Psalm 139:14

I praise you because I am fearfully and wonderfully made;
your works are wonderful, I know that full well.

Sunday, March 9, 2014

True Forgiveness

      'm reading this book on forgiveness right now. About truly, whole hearted forgiving someone for things they have done. Lets be honest here... that's TOUGH STUFF! I have been thinking a lot about this lately, and one day when I was asking my sons forgiveness for how I reacted, his simple response was " It's OK, I know it was an accident!" He's 3 1/2 so I don't really know if he fully understands what accident means, but his forgiveness is whole. There is no harboring resentment or anger about what I have done. I have a clean slate. This is exactly what Christ provides for us. Not what we deserve, because none of us DESERVE forgiveness, but what he gives us anyway.

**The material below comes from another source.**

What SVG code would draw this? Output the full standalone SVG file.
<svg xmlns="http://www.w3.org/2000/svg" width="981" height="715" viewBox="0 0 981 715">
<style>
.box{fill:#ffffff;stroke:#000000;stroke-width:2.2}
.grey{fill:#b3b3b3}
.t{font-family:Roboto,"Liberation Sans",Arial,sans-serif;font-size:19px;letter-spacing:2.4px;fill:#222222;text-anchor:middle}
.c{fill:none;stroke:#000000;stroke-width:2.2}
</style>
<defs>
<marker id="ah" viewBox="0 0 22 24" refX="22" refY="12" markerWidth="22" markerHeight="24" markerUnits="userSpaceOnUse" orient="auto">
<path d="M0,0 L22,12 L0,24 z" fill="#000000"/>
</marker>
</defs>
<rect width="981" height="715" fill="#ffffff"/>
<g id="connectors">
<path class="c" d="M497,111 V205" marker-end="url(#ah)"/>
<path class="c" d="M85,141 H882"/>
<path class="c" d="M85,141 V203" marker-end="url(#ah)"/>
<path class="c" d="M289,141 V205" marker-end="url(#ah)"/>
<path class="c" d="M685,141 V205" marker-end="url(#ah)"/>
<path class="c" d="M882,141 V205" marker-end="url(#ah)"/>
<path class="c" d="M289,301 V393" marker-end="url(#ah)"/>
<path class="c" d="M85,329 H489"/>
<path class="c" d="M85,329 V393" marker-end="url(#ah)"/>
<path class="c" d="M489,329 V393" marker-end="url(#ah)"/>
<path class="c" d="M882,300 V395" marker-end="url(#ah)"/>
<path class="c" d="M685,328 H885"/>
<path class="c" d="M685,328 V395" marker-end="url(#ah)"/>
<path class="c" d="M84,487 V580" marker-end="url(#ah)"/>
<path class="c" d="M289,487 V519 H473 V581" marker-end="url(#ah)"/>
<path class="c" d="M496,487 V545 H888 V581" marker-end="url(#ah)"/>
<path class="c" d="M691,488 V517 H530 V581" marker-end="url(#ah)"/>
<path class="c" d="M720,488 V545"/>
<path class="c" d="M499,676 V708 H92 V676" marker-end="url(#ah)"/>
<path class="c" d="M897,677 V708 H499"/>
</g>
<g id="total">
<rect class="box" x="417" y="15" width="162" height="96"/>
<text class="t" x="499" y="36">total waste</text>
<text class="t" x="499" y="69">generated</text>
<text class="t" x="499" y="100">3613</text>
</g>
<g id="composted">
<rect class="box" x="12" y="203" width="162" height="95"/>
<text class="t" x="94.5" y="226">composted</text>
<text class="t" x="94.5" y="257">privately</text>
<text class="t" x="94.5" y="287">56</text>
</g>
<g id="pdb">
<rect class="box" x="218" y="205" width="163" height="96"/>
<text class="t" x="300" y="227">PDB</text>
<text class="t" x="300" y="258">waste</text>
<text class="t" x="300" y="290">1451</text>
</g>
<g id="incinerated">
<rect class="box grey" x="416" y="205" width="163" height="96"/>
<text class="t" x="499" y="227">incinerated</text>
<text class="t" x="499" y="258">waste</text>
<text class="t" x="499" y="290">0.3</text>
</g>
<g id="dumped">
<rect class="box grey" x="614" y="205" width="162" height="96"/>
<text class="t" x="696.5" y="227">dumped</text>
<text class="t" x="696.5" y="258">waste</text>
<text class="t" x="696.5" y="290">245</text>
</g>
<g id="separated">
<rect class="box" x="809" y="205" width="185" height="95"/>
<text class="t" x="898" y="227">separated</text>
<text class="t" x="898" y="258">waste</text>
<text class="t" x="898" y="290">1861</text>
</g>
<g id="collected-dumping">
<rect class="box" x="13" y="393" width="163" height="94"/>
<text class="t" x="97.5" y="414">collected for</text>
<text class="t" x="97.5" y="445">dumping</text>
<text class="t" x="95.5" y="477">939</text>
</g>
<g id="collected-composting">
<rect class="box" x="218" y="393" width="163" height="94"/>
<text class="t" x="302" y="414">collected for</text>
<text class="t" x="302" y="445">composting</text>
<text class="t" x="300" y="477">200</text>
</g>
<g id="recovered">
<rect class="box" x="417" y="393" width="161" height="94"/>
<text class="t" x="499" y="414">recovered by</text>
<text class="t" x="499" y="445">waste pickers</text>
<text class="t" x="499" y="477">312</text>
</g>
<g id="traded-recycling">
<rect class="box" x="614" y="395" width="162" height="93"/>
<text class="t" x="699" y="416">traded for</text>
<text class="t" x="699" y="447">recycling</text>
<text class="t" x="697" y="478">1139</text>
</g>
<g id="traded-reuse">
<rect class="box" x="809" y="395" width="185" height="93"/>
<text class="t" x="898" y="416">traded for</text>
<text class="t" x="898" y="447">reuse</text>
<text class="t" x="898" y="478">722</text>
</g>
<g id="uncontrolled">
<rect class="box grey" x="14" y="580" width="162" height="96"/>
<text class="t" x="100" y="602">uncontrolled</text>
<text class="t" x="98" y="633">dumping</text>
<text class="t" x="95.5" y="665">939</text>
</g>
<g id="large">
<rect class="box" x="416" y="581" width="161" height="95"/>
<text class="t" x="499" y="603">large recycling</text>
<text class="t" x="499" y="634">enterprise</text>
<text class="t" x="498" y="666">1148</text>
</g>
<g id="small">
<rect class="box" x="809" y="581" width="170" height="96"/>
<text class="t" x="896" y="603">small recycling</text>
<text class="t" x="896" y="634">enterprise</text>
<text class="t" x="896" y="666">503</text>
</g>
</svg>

What happens between childhood and adulthood that makes this kind of forgiveness SO HARD? Somewhere along the line our hearts are hardened and we feel " justified" and resentful and we've lost trust.
   Man, I'm going to be honest. I would pay good money to be able to forgive so easily. To not feel hardened and resentful. To not think about all the things that someone has done to me in the past. To be able to wipe the slate clean and start fresh, but honestly it is A LOT of work. Getting past the pride, because that is what it is, to be able to forgive someone whole hearted is REALLY, REALLY, HARD!
   Being able to forgive fully is often giving someone something that they don't deserve. Giving them something that they might never give you or have never given you. I pray that as I dwell on this more that God will be able to work more in more so I can forgive fully. " No big deal, I know it was just an accident."